Not able to use Jan with amd GPUs on Linux? Sad...
You can try over Vulkan, but it's still was slow. R7 2700 faster that RX6600 over Vulkan (Using Qwen 2.5 32B Q4 model)
AMD support is a great idea.
Hopefully ROCM support can be supported. But those who don't know, you can enabled the admittedly slower Vulkan support.
Go into settings - > Advanced settings and enable "experimental mode" Then ensure that linux-amd64-vulkan is selected under the Local engine settings tab, if not just select it. And you should be running with GPU acceleration, though in my testing (I used LM Studio for ROCM on linux) it seems that the Vulkan version is slightly slower than ROCM. So it'd be nice for ROCM to actually be officially supported in Jan.
Anyways hope this helps :) And appreciate all the hard work the contributors do on this project. So please consider prioritizing this, as a lot of people are using AMD now and days.

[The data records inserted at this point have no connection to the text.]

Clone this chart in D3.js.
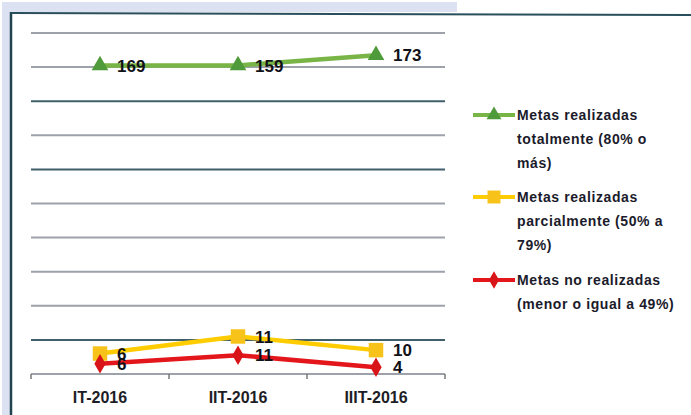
<!DOCTYPE html>
<html>
<head>
<meta charset="utf-8">
<script src="https://cdn.jsdelivr.net/npm/d3@7"></script>
<style>
  body { margin: 0; background: #fff; }
  text { font-family: "Liberation Sans", Arial, sans-serif; }
</style>
</head>
<body>
<div id="chart"></div>
<script>
// datos
const categories = ["IT-2016", "IIT-2016", "IIIT-2016"];
const totalmente = [169, 159, 173];
const parcialmente = [6, 11, 10];
const noRealizadas = [6, 11, 4];

const legendLabels = [
  ["Metas realizadas", "totalmente (80% o", "más)"],
  ["Metas realizadas", "parcialmente (50% a", "79%)"],
  ["Metas no realizadas", "(menor o igual a 49%)"]
];

(function () {
  var width = 691, height = 415;

  var svg = d3.select("#chart")
    .append("svg")
    .attr("width", width)
    .attr("height", height);

  // scan border artefacts
  svg.append("rect").attr("x", 2).attr("y", 2).attr("width", 9).attr("height", height)
    .attr("fill", "#dce2f2");
  svg.append("rect").attr("x", 2).attr("y", 2).attr("width", 455).attr("height", 10)
    .attr("fill", "#dce2f2");
  svg.append("line").attr("x1", 11).attr("x2", 11).attr("y1", 12).attr("y2", height)
    .attr("stroke", "#20434f").attr("stroke-width", 2.5);
  svg.append("line").attr("x1", 11).attr("x2", width).attr("y1", 13).attr("y2", 15)
    .attr("stroke", "#2a4f5c").attr("stroke-width", 2);

  var x = d3.scaleBand()
    .domain(categories)
    .range([31, 445]);

  var y = d3.scaleLinear()
    .domain([0, 200])
    .range([374, 33]);

  // gridlines
  svg.append("g")
    .selectAll("line")
    .data(y.ticks(10))
    .enter().append("line")
    .attr("x1", 31)
    .attr("x2", 445)
    .attr("y1", d => y(d))
    .attr("y2", d => y(d))
    .attr("stroke", d => (d == 160 || d == 120 || d == 20) ? "#3f5f6a" : "#9ca1aa")
    .attr("stroke-width", 2);

  // x axis
  var axis = svg.append("g").attr("transform", "translate(0," + y(0) + ")");
  var boundaries = categories.map(c => x(c)).concat([x.range()[1]]);
  axis.selectAll("line.tick")
    .data(boundaries)
    .enter().append("line")
    .attr("class", "tick")
    .attr("x1", d => d).attr("x2", d => d)
    .attr("y1", 0).attr("y2", 5)
    .attr("stroke", "#777").attr("stroke-width", 1.5);
  axis.selectAll("text")
    .data(categories)
    .enter().append("text")
    .attr("x", d => x(d) + x.bandwidth() / 2)
    .attr("y", 29)
    .attr("text-anchor", "middle")
    .attr("font-size", 16)
    .attr("font-weight", "bold")
    .attr("fill", "#1d1d26")
    .text(d => d);

  // stacked lines
  var rows = categories.map((c, i) => ({
    cat: c,
    noRealizadas: noRealizadas[i],
    parcialmente: parcialmente[i],
    totalmente: totalmente[i]
  }));

  var stack = d3.stack().keys(["noRealizadas", "parcialmente", "totalmente"]);
  var series = stack(rows);

  var styles = {
    totalmente: { line: "#79b446", mark: "#4f9a3a", symbol: d3.symbolTriangle, size: 120 },
    parcialmente: { line: "#ffcc00", mark: "#f7c31b", symbol: d3.symbolSquare, size: 210 },
    noRealizadas: { line: "#e3161b", mark: "#d81418", symbol: d3.symbolDiamond, size: 110 }
  };

  var line = d3.line()
    .x(d => x(d.data.cat) + x.bandwidth() / 2)
    .y(d => y(d[1]));

  // draw top layers last so red stays on top like original
  var order = ["parcialmente", "noRealizadas", "totalmente"];
  order.forEach(function (key) {
    var s = series.find(d => d.key == key);
    var st = styles[key];
    var g = svg.append("g");

    g.append("path")
      .datum(s)
      .attr("d", line)
      .attr("fill", "none")
      .attr("stroke", st.line)
      .attr("stroke-width", 4.5);

    g.selectAll("path.mark")
      .data(s)
      .enter().append("path")
      .attr("class", "mark")
      .attr("transform", d => "translate(" + (x(d.data.cat) + x.bandwidth() / 2) + "," + y(d[1]) + ")")
      .attr("d", d3.symbol().type(st.symbol).size(st.size))
      .attr("fill", st.mark);
  });

  // data labels
  series.forEach(function (s) {
    svg.append("g")
      .selectAll("text")
      .data(s)
      .enter().append("text")
      .attr("x", d => x(d.data.cat) + x.bandwidth() / 2 + 17)
      .attr("y", d => y(d[1]))
      .attr("dy", "0.36em")
      .attr("font-size", 17)
      .attr("font-weight", "bold")
      .attr("fill", "#111118")
      .text(d => d.data[s.key]);
  });

  // legend
  var legendKeys = ["totalmente", "parcialmente", "noRealizadas"];
  var legendY = [115, 197, 280];
  var legend = svg.append("g");
  legendKeys.forEach(function (key, i) {
    var st = styles[key];
    var g = legend.append("g").attr("transform", "translate(0," + legendY[i] + ")");
    g.append("line")
      .attr("x1", 473).attr("x2", 515)
      .attr("y1", 0).attr("y2", 0)
      .attr("stroke", st.line).attr("stroke-width", 4);
    g.append("path")
      .attr("transform", "translate(494,0)")
      .attr("d", d3.symbol().type(st.symbol).size(st.size * 0.8))
      .attr("fill", st.mark);
    g.selectAll("text")
      .data(legendLabels[i])
      .enter().append("text")
      .attr("x", 517)
      .attr("y", (d, j) => j * 24)
      .attr("dy", "0.36em")
      .attr("font-size", 14)
      .attr("font-weight", "bold")
      .attr("letter-spacing", 0.6)
      .attr("fill", "#1b1b2b")
      .text(d => d);
  });
})()
</script>
</body>
</html>
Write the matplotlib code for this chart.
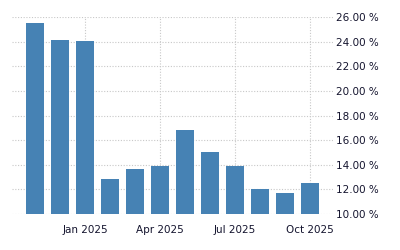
import matplotlib
matplotlib.use("Agg")
import matplotlib.pyplot as plt

months = ["Nov 2024", "Dec 2024", "Jan 2025", "Feb 2025", "Mar 2025", "Apr 2025",
          "May 2025", "Jun 2025", "Jul 2025", "Aug 2025", "Sep 2025", "Oct 2025"]
rates = [25.5, 24.1, 24.05, 12.85, 13.65, 13.9, 16.8, 15.0, 13.9, 12.0, 11.7, 12.5]
tick_months = ["Jan 2025", "Apr 2025", "Jul 2025", "Oct 2025"]
y_ticks = [10, 12, 14, 16, 18, 20, 22, 24, 26]

fig = plt.figure(figsize=(4, 2.5), dpi=100)
ax = fig.add_axes([0.03, 0.144, 0.8025, 0.788])

x = list(range(len(months)))
ax.bar(x, rates, width=0.72, color="#4682b4", zorder=2)

ax.set_xlim(-0.92, len(months) - 1 + 0.92)
ax.set_ylim(10, 26)

ax.set_xticks([months.index(m) for m in tick_months])
ax.set_xticklabels(tick_months)
ax.set_yticks(y_ticks)
ax.set_yticklabels(["%.2f %%" % v for v in y_ticks])

ax.yaxis.tick_right()
ax.tick_params(axis="both", length=0, labelsize=7.5, colors="#14142e", pad=2)
ax.tick_params(axis="x", pad=8)

ax.grid(True, color="#c8c8c8", linestyle=(0, (1, 1.5)), linewidth=0.8, zorder=0)
for s in ax.spines.values():
    s.set_visible(False)

fig.savefig("out.png", dpi=100)
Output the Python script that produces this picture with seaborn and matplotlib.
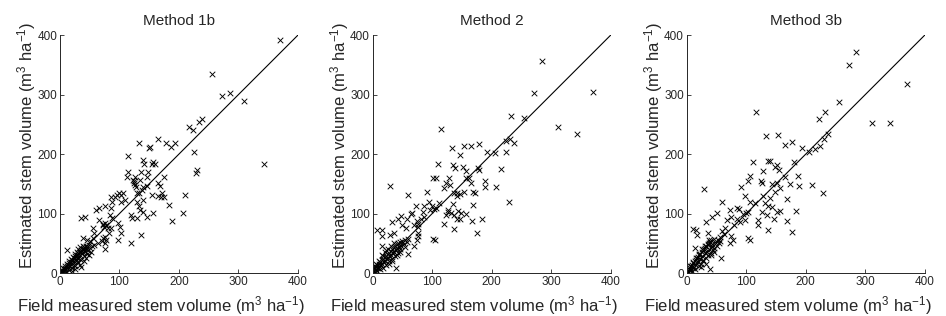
import numpy as np
import pandas as pd
import matplotlib
matplotlib.use("Agg")
import matplotlib.pyplot as plt
import seaborn as sns

# values (m3/ha)
axis_range = [0, 400]
tick_values = [0, 100, 200, 300, 400]
titles = ["Method 1b", "Method 2", "Method 3b"]

m1b_field = [370, 256, 272, 285, 310, 343, 216, 224, 233, 238, 225, 230, 229, 210, 206, 189, 184,
             164, 179, 187, 193, 174, 168, 172, 175, 169, 164, 157, 164, 155, 154, 156, 159, 149,
             151, 148, 147, 146, 147, 140, 137, 139, 132, 139, 141, 136, 134, 140, 138, 132, 130,
             132, 134, 130, 126, 123, 127, 129, 120, 121, 120, 115, 114, 112, 106, 109, 103, 100,
             103, 95, 92, 85, 88, 86, 84, 87, 76, 66, 60, 35, 42, 98, 101, 103, 98, 76, 78, 74, 80,
             85, 83, 76, 73, 77, 70, 64, 75, 76, 66, 56, 57, 55, 50, 53, 58, 45, 39, 11, 125, 126,
             124, 72, 73,
             1, 2, 3, 4, 5, 6, 7, 8, 9, 10, 11, 12, 13, 14, 15, 16, 17, 18, 19, 20, 21, 22, 23, 24,
             25, 26, 27, 28, 29, 30, 31, 32, 33, 34, 35, 36, 37, 38, 39, 40, 41, 42, 43, 44, 45, 46,
             47, 48, 50, 52, 30, 34, 38, 28, 25, 22, 18, 15, 12, 8, 5, 20, 26, 33, 40, 36, 44, 48,
             30, 35, 40, 27, 23]
m1b_est = [391, 335, 298, 302, 290, 183, 246, 240, 254, 259, 204, 173, 168, 131, 101, 88, 115,
           226, 218, 212, 219, 161, 147, 134, 128, 128, 151, 101, 130, 131, 184, 187, 184, 210,
           212, 170, 147, 162, 95, 103, 64, 123, 219, 190, 184, 170, 156, 145, 140, 134, 120,
           112, 106, 92, 162, 156, 145, 134, 98, 92, 50, 196, 170, 162, 134, 123, 131, 134,
           120, 131, 128, 128, 120, 109, 98, 92, 112, 109, 106, 92, 95, 84, 78, 67, 55, 84, 81, 78,
           75, 75, 67, 61, 59, 56, 53, 50, 50, 40, 89, 75, 67, 59, 53, 46, 47, 56, 59, 39, 152,
           148, 155, 80, 82,
           2, 0, 5, 3, 1, 7, 4, 9, 6, 2, 12, 8, 14, 10, 5, 17, 12, 19, 15, 8, 22, 18, 25, 20,
           12, 28, 23, 30, 26, 18, 33, 28, 36, 30, 22, 38, 33, 41, 35, 28, 43, 37, 45, 40, 32, 44,
           39, 47, 42, 36, 40, 44, 46, 35, 32, 27, 24, 20, 16, 12, 8, 3, 6, 14, 20, 10, 25, 30,
           25, 35, 40, 20, 14]

m2_field = [284, 271, 371, 232, 255, 311, 343, 115, 224, 230, 238, 224, 206, 192, 215, 208, 188,
            188, 229, 179, 165, 153, 147, 133, 135, 139, 151, 156, 177, 179, 110, 101, 106, 128,
            123, 130, 120, 141, 137, 146, 154, 141, 165, 162, 168, 172, 156, 135, 168, 167, 184,
            176, 119, 137, 141, 146, 156, 148, 144, 126, 127, 131, 123, 136, 29, 91, 94, 100, 103,
            96, 112, 106, 86, 84, 87, 81, 74, 76, 70, 66, 64, 73, 59, 48, 42, 32, 57, 56, 49, 36,
            29, 8, 16, 16, 101, 105, 76, 76, 76, 74, 70, 59, 39, 15,
            1, 2, 3, 4, 5, 6, 7, 8, 9, 10, 11, 12, 13, 14, 15, 16, 17, 18, 19, 20, 21, 22, 23, 24,
            25, 26, 27, 28, 29, 30, 31, 32, 33, 34, 35, 36, 37, 38, 39, 40, 41, 42, 43, 44, 45, 46,
            48, 50, 52, 54, 55, 58, 60, 25, 30, 20, 35, 15, 40, 45, 32, 28, 22, 18, 10, 5]
m2_est = [357, 303, 305, 264, 261, 246, 233, 242, 222, 226, 218, 203, 201, 204, 175, 145, 155,
          144, 119, 217, 214, 214, 198, 210, 181, 176, 179, 172, 176, 173, 183, 159, 159, 159,
          151, 148, 143, 135, 134, 133, 137, 129, 151, 159, 137, 135, 159, 116, 115, 88, 91,
          68, 83, 74, 91, 91, 100, 101, 105, 106, 102, 101, 98, 98, 147, 137, 119, 112, 107,
          106, 118, 109, 112, 102, 95, 91, 87, 83, 81, 101, 100, 112, 131, 96, 90, 85, 91, 76, 81, 67,
          64, 73, 73, 63, 57, 55, 77, 67, 62, 56, 46, 32, 8, 46,
          3, 8, 1, 12, 5, 10, 3, 14, 8, 16, 11, 6, 18, 13, 22, 15, 9, 24, 18, 27, 21, 14, 29, 24,
          32, 26, 20, 34, 28, 37, 30, 24, 40, 33, 43, 36, 28, 45, 38, 48, 42, 34, 50, 44, 52, 40,
          46, 54, 48, 56, 44, 52, 58, 40, 45, 35, 50, 30, 30, 36, 20, 15, 38, 28, 20, 15]

m3b_field = [285, 272, 370, 255, 233, 223, 311, 342, 116, 237, 230, 224, 215, 206, 193, 176, 165,
             153, 133, 111, 137, 139, 180, 151, 155, 148, 128, 107, 165, 187, 152, 173, 189, 211,
             229, 124, 127, 144, 156, 148, 139, 128, 91, 103, 98, 106, 115, 131, 137, 144, 168,
             168, 184, 177, 156, 151, 126, 134, 146, 137, 120, 120, 99, 103, 98, 85, 88, 73, 74,
             67, 60, 29, 50, 42, 32, 36, 11, 16, 17, 103, 106, 72, 75, 78, 58, 39, 14, 80, 85, 90,
             95, 60, 65, 55, 62,
             1, 2, 3, 4, 5, 6, 7, 8, 9, 10, 11, 12, 13, 14, 15, 16, 17, 18, 19, 20, 21, 22, 23, 24,
             25, 26, 27, 28, 29, 30, 31, 32, 33, 34, 35, 36, 37, 38, 39, 40, 41, 42, 43, 44, 45, 46,
             48, 50, 52, 54, 56, 20, 25, 30, 35, 40, 15, 10, 28, 33, 45, 38, 24, 6]
m3b_est = [372, 349, 317, 288, 271, 259, 253, 252, 270, 234, 226, 213, 208, 203, 211, 220, 215,
           232, 230, 187, 189, 189, 187, 182, 173, 179, 171, 163, 162, 163, 151, 150, 146, 148,
           134, 154, 151, 150, 143, 137, 126, 130, 144, 154, 129, 119, 118, 118, 113, 111, 125,
           88, 105, 69, 105, 103, 103, 98, 91, 73, 89, 81, 101, 102, 89, 109, 108, 106, 95,
           89, 120, 141, 101, 95, 86, 67, 74, 72, 64, 59, 56, 50, 62, 55, 26, 7, 42, 80, 90, 85,
           100, 70, 75, 60, 66,
           4, 1, 7, 2, 9, 5, 12, 3, 14, 8, 17, 10, 20, 6, 22, 14, 25, 18, 27, 12, 30, 24, 32, 16,
           35, 28, 38, 22, 40, 33, 42, 26, 45, 36, 47, 30, 50, 40, 52, 34, 55, 44, 48, 38, 58, 42,
           52, 46, 56, 50, 54, 32, 40, 45, 48, 30, 25, 18, 20, 15, 35, 55, 10, 12]

frames = []
for name, fx, ey in [(titles[0], m1b_field, m1b_est),
                     (titles[1], m2_field, m2_est),
                     (titles[2], m3b_field, m3b_est)]:
    frames.append(pd.DataFrame({"method": name, "field": fx, "estimated": ey}))
df = pd.concat(frames, ignore_index=True)

sns.set_style("ticks")
plt.rcParams["font.family"] = ["Liberation Sans", "DejaVu Sans"]
plt.rcParams["mathtext.fontset"] = "custom"
plt.rcParams["mathtext.rm"] = "Liberation Sans"
plt.rcParams["mathtext.it"] = "Liberation Sans"

fig = plt.figure(figsize=(9.46, 3.16), dpi=100)
lefts = [0.0634, 0.394, 0.726]
for left, name in zip(lefts, titles):
    ax = fig.add_axes([left, 0.136, 0.2516, 0.753])
    sub = df[df["method"] == name]
    sns.scatterplot(data=sub, x="field", y="estimated", marker="x", color="black",
                    s=16, linewidth=0.65, ax=ax, legend=False)
    sns.lineplot(x=axis_range, y=axis_range, color="black", linewidth=0.8, ax=ax)
    ax.set_xlim(axis_range)
    ax.set_ylim(axis_range)
    ax.set_xticks(tick_values)
    ax.set_yticks(tick_values)
    ax.tick_params(direction="in", labelsize=8.5, length=3, width=0.6, pad=2)
    for s in ["left", "bottom"]:
        ax.spines[s].set_linewidth(0.7)
    sns.despine(ax=ax)
    ax.set_title(name, fontsize=11, pad=7)
    ax.set_xlabel(r"Field measured stem volume (m$^3$ ha$^{-1}$)", fontsize=12)
    ax.set_ylabel(r"Estimated stem volume (m$^3$ ha$^{-1}$)", fontsize=12)
    ax.xaxis.set_label_coords(0.425, -0.09)
    ax.yaxis.set_label_coords(-0.092, 0.535)

fig.savefig("out.png", dpi=100)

So, I was interested to see if my system would even benefit from ROCm support. When benchmarking llama.cpp on Linux using an RX 6800 XT, interestingly Vulkan is performing better than ROCm (at least for the output generation, which is the important part):
Vulkan:
llama-bench -m .config/Jan/data/models/huggingface.co/bartowski/deepcogito_cogito-v1-preview-qwen-14B-GGUF/deepcogito_cogito-v1-preview-qwen-14B-Q6_K_L.gguf
ggml_vulkan: Found 1 Vulkan devices:
ggml_vulkan: 0 = AMD Radeon RX 6800 XT (RADV NAVI21) (radv) | uma: 0 | fp16: 1 | warp size: 32 | shared memory: 65536 | int dot: 0 | matrix cores: none
| model | size | params | backend | ngl | test | t/s |
|---|---|---|---|---|---|---|
| qwen2 14B Q6_K | 11.63 GiB | 14.77 B | Vulkan | 99 | pp512 | 394.77 ± 0.28 |
| qwen2 14B Q6_K | 11.63 GiB | 14.77 B | Vulkan | 99 | tg128 | 36.82 ± 0.09 |
ROCm:
llama-bench -m .config/Jan/data/models/huggingface.co/bartowski/deepcogito_cogito-v1-preview-qwen-14B-GGUF/deepcogito_cogito-v1-preview-qwen-14B-Q6_K_L.gguf
ggml_cuda_init: GGML_CUDA_FORCE_MMQ: no
ggml_cuda_init: GGML_CUDA_FORCE_CUBLAS: no
ggml_cuda_init: found 1 ROCm devices:
Device 0: AMD Radeon RX 6800 XT, gfx1030 (0x1030), VMM: no, Wave Size: 32
| model | size | params | backend | ngl | test | t/s |
|---|---|---|---|---|---|---|
| qwen2 14B Q6_K | 11.63 GiB | 14.77 B | ROCm | 99 | pp512 | 633.67 ± 0.57 |
| qwen2 14B Q6_K | 11.63 GiB | 14.77 B | ROCm | 99 | tg128 | 31.97 ± 0.02 |
llama.cpp version: 5186 OS: Linux (NixOS) - Kernel 6.14.3 GPU: 1x RX 6800 XT Vulkan Driver: RADV (Mesa 25.0.4) ROCm: 6.3.3
On the other hand I found a report where ROCm was outperforming Vulkan.
The discrepancy could be due to different GPU models/generations or different operating system or the Vulkan implementation got massively improved since version 3818, or something else.
To find out there would be more such benchmark comparisons needed.
Also, acceleration for AMD GPUs works perfectly fine in Jan on Linux when the linux-amd64-vulkan engine backend is selected in the settings, and if the documentation is correct it's also supported on Windows. I propose to change the title and description of this issue since the description is incorrect right now.
I just noticed that the names of the backends in the docs don't match the ones in Jan itself and the "Other Accelerators" header should be called "AMD GPU support" to match NVIDIA. That might be another reason for why some people asked for general AMD GPU acceleration support here.